One of the 15 BEPS action points was the use by multi-national groups of interest and other financing expense as a means of diverting profits. Following initial consultation the Government has confirmed that it will introduce a new structural fixed ratio rule in line with the OECD’s recommendations. The key points that have emerged (mostly as generally anticipated) are as follows.
(1) The rules will have effect from 1 April 2017.
(2) The rules will comprise principally a new “Fixed Ratio Rule” which will limit a group’s UK corporation tax deductions for interest and other financing costs to 30% of its taxable EBITDA (30% being at the generous end of the 10 to 30% corridor suggested by the OECD).
(3) The UK will adopt the “optional extra” offered by the OECD of a “Group Ratio Rule” under which a UK company (or sub-group) will be allowed to deduct additional financing costs (over and above that permitted by the Fixed Ratio Rule) up to an amount equal to its share (based on EBITDA) of the group’s net third party financing costs. This is designed to alleviate the impact of the new rule for groups with (commercially driven) high levels of third party debt.
(4) There will be a ‘de minimis’ group threshold of £2 million of UK financing costs. This is so that only larger groups are targeted (where the scope for BEPS is greater) thereby minimising the compliance burden for smaller groups. This is an improvement on the originally proposed £1 million threshold.
(5) There will be an exemption or other relaxation of the rules to ensure that it does not impede the raising of private finance for certain public infrastructure works (where there is no material BEPS risk).
(6) There will be further consultation in relation to the detail of the rules, in particular, to address the impact of the rules where earnings are volatile. It seems it is yet to be decided whether this will be achieved through a system of carry forward or carry back of disallowed interest (to years with higher EBITDA), carry forward of interest capacity or some form of averaging.
(7) The existing UK worldwide debt cap (WWDC) rules will cease and, to the extent necessary, will be re-stated within the new set of rules so that a group’s UK interest deductions cannot exceed the worldwide net third party financing cost expense (as currently achieved through the WWDC).
It remains to be seen whether the opportunity will be taken to review and simplify the numerous other UK rules and regimes affecting interest deductibility (eg. transfer pricing, loan relationship TAARs, anti-hybrid rules and the deemed distribution rules).
These new rules represents a radical change to the UK’s rules on interest expense deductibility, comprising as it does a stand alone structural restriction (in contrast to the restrictions currently in place which (with the exception of the WWDC) are transactional in nature).
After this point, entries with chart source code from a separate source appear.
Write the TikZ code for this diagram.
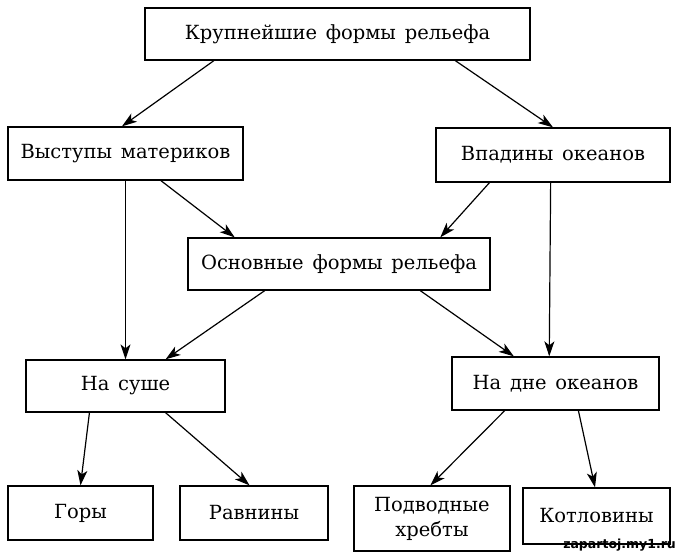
\documentclass[tikz,border=0pt]{standalone}
\usepackage{fontspec}
\setmainfont{DejaVu Serif}
\setsansfont{DejaVu Sans}
\usetikzlibrary{arrows.meta,calc}

\newcommand\boxfont{\fontsize{19.5}{25}\selectfont\spaceskip=0.45em plus 0.1em\relax}

\tikzset{
  formbox/.style={draw, line width=1.3pt, inner sep=0pt, align=center, font=\boxfont},
  link/.style={line width=1.2pt, -{Stealth[length=15pt,width=10pt,inset=4pt]}}
}

\begin{document}
\begin{tikzpicture}[x=1pt, y=-1pt]
  \useasboundingbox (0,0) rectangle (678,556);

  % boxes
  \node[formbox, minimum width=385pt, minimum height=52pt] (top) at (337.5,34) {Крупнейшие формы рельефа};
  \node[formbox, minimum width=235pt, minimum height=53pt] (vyst) at (125.5,153.5) {Выступы материков};
  \node[formbox, minimum width=234pt, minimum height=54pt] (vpad) at (553,155) {Впадины океанов};
  \node[formbox, minimum width=302pt, minimum height=52pt] (osn) at (339,264) {Основные формы рельефа};
  \node[formbox, minimum width=199pt, minimum height=52pt] (sushe) at (125.5,386) {На суше};
  \node[formbox, minimum width=207pt, minimum height=53pt] (dno) at (555.5,383.5) {На дне океанов};
  \node[formbox, minimum width=145pt, minimum height=54pt] (gory) at (80.5,513) {Горы};
  \node[formbox, minimum width=148pt, minimum height=54pt] (ravn) at (254,513) {Равнины};
  \node[formbox, minimum width=156pt, minimum height=65pt] (podv) at (432,518.5) {Подводные\\хребты};
  \node[formbox, minimum width=147pt, minimum height=56pt] (kotl) at (596.5,516) {Котловины};

  % arrows
  \draw[link] ($(top.south west)!.18!(top.south east)$) -- ($(vyst.north west)!.485!(vyst.north east)$);
  \draw[link] ($(top.south west)!.805!(top.south east)$) -- ($(vpad.north west)!.5!(vpad.north east)$);
  \draw[link] (vyst.south) -- (sushe.north);
  \draw[link] ($(vyst.south west)!.65!(vyst.south east)$) -- ($(osn.north west)!.156!(osn.north east)$);
  \draw[link] ($(vpad.south west)!.23!(vpad.south east)$) -- ($(osn.north west)!.834!(osn.north east)$);
  \draw[link] ($(vpad.south west)!.49!(vpad.south east)$) -- ($(dno.north west)!.47!(dno.north east)$);
  \draw[link] ($(osn.south west)!.255!(osn.south east)$) -- ($(sushe.north west)!.70!(sushe.north east)$);
  \draw[link] ($(osn.south west)!.768!(osn.south east)$) -- ($(dno.north west)!.30!(dno.north east)$);
  \draw[link] ($(sushe.south west)!.32!(sushe.south east)$) -- (gory.north);
  \draw[link] ($(sushe.south west)!.70!(sushe.south east)$) -- ($(ravn.north west)!.47!(ravn.north east)$);
  \draw[link] ($(dno.south west)!.256!(dno.south east)$) -- ($(podv.north west)!.49!(podv.north east)$);
  \draw[link] ($(dno.south west)!.61!(dno.south east)$) -- ($(kotl.north west)!.49!(kotl.north east)$);

  % watermark
  \node[anchor=east, inner sep=0pt, font=\sffamily\bfseries\fontsize{12.5}{14}\selectfont] (mark) at (676,545) {zapartoj.my1.ru};
\end{tikzpicture}
\end{document}
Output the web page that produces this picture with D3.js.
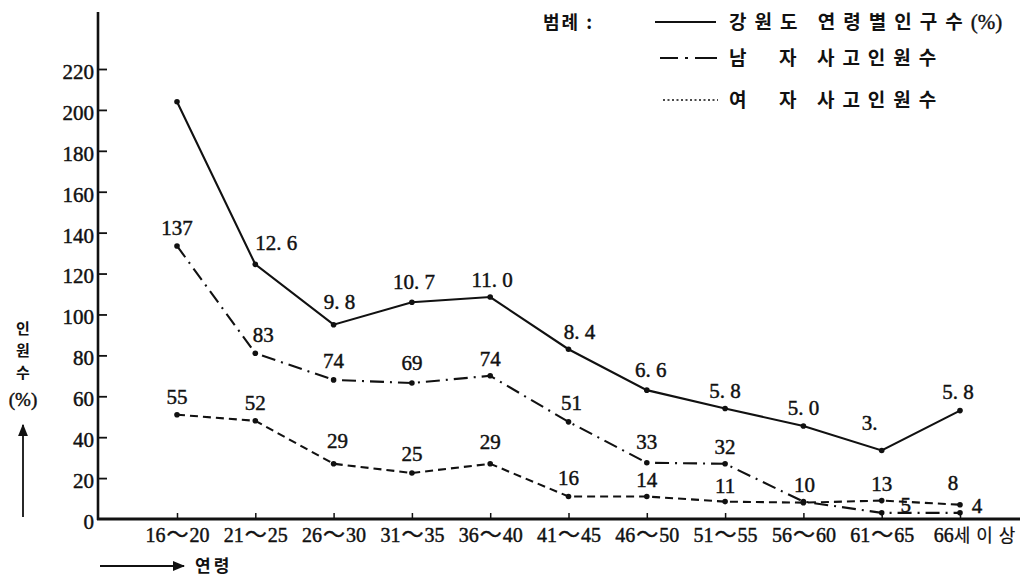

The Fixed Ratio Rule, even when tempered by the Group Ratio Rule, is indiscriminating in its application and (unlike the UK’s and most other transfer pricing and thin capitalisation regimes) will pay little or no heed to arm’s length commercial principles. Two companies will be treated the same way even though they may be in wholly disparate sectors, have very different looking balance sheets and would be viewed very differently by third party lenders. This all feels potentially quite distortive.